> _INSTRUCTIONS TO FOLLOW_
Reproduce the listing exactly and skip over any pictures.
========
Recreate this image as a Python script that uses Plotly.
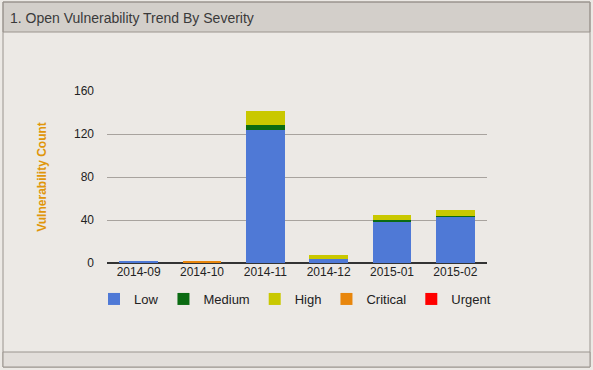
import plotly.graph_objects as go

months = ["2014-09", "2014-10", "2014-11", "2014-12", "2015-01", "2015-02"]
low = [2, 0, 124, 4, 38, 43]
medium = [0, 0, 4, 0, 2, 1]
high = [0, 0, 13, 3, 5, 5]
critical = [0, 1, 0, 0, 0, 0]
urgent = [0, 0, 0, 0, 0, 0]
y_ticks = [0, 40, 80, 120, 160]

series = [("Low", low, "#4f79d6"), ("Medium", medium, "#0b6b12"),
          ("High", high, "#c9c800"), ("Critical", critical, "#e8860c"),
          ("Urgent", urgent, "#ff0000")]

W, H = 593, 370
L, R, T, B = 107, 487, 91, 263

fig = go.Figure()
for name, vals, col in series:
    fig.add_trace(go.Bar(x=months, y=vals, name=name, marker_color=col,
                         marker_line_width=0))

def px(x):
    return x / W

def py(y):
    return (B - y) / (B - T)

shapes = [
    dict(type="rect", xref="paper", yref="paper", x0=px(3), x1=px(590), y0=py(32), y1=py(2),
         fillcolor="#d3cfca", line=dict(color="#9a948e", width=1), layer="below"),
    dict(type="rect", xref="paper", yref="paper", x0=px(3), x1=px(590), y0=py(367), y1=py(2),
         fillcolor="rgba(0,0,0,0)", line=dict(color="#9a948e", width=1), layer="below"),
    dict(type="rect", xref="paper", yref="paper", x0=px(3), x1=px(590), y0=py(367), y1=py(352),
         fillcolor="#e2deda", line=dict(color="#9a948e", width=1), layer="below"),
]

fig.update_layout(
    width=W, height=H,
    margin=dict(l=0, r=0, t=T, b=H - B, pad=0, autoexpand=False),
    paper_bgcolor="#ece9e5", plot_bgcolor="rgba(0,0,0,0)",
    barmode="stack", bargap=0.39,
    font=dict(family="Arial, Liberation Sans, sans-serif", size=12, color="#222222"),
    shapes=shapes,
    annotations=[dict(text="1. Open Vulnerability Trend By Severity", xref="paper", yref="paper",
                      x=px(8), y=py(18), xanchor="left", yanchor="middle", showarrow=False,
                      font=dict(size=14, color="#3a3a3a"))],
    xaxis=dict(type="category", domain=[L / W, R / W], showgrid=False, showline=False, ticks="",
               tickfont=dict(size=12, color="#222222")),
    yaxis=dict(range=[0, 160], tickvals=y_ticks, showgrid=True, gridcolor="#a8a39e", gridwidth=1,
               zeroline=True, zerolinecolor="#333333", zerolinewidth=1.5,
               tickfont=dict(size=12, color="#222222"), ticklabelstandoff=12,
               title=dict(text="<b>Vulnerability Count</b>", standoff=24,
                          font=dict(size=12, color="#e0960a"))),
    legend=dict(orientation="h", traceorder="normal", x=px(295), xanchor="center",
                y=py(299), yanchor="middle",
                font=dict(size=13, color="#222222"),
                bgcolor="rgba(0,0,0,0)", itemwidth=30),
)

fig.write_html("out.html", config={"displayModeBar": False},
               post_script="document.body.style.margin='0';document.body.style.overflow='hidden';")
========
> _WRITTEN RESPONSE_
Recreate this image as a Python script that uses Plotly.
import plotly.graph_objects as go

months = ["2014-09", "2014-10", "2014-11", "2014-12", "2015-01", "2015-02"]
low = [2, 0, 124, 4, 38, 43]
medium = [0, 0, 4, 0, 2, 1]
high = [0, 0, 13, 3, 5, 5]
critical = [0, 1, 0, 0, 0, 0]
urgent = [0, 0, 0, 0, 0, 0]
y_ticks = [0, 40, 80, 120, 160]

series = [("Low", low, "#4f79d6"), ("Medium", medium, "#0b6b12"),
          ("High", high, "#c9c800"), ("Critical", critical, "#e8860c"),
          ("Urgent", urgent, "#ff0000")]

W, H = 593, 370
L, R, T, B = 107, 487, 91, 263

fig = go.Figure()
for name, vals, col in series:
    fig.add_trace(go.Bar(x=months, y=vals, name=name, marker_color=col,
                         marker_line_width=0))

def px(x):
    return x / W

def py(y):
    return (B - y) / (B - T)

shapes = [
    dict(type="rect", xref="paper", yref="paper", x0=px(3), x1=px(590), y0=py(32), y1=py(2),
         fillcolor="#d3cfca", line=dict(color="#9a948e", width=1), layer="below"),
    dict(type="rect", xref="paper", yref="paper", x0=px(3), x1=px(590), y0=py(367), y1=py(2),
         fillcolor="rgba(0,0,0,0)", line=dict(color="#9a948e", width=1), layer="below"),
    dict(type="rect", xref="paper", yref="paper", x0=px(3), x1=px(590), y0=py(367), y1=py(352),
         fillcolor="#e2deda", line=dict(color="#9a948e", width=1), layer="below"),
]

fig.update_layout(
    width=W, height=H,
    margin=dict(l=0, r=0, t=T, b=H - B, pad=0, autoexpand=False),
    paper_bgcolor="#ece9e5", plot_bgcolor="rgba(0,0,0,0)",
    barmode="stack", bargap=0.39,
    font=dict(family="Arial, Liberation Sans, sans-serif", size=12, color="#222222"),
    shapes=shapes,
    annotations=[dict(text="1. Open Vulnerability Trend By Severity", xref="paper", yref="paper",
                      x=px(8), y=py(18), xanchor="left", yanchor="middle", showarrow=False,
                      font=dict(size=14, color="#3a3a3a"))],
    xaxis=dict(type="category", domain=[L / W, R / W], showgrid=False, showline=False, ticks="",
               tickfont=dict(size=12, color="#222222")),
    yaxis=dict(range=[0, 160], tickvals=y_ticks, showgrid=True, gridcolor="#a8a39e", gridwidth=1,
               zeroline=True, zerolinecolor="#333333", zerolinewidth=1.5,
               tickfont=dict(size=12, color="#222222"), ticklabelstandoff=12,
               title=dict(text="<b>Vulnerability Count</b>", standoff=24,
                          font=dict(size=12, color="#e0960a"))),
    legend=dict(orientation="h", traceorder="normal", x=px(295), xanchor="center",
                y=py(299), yanchor="middle",
                font=dict(size=13, color="#222222"),
                bgcolor="rgba(0,0,0,0)", itemwidth=30),
)

fig.write_html("out.html", config={"displayModeBar": False},
               post_script="document.body.style.margin='0';document.body.style.overflow='hidden';")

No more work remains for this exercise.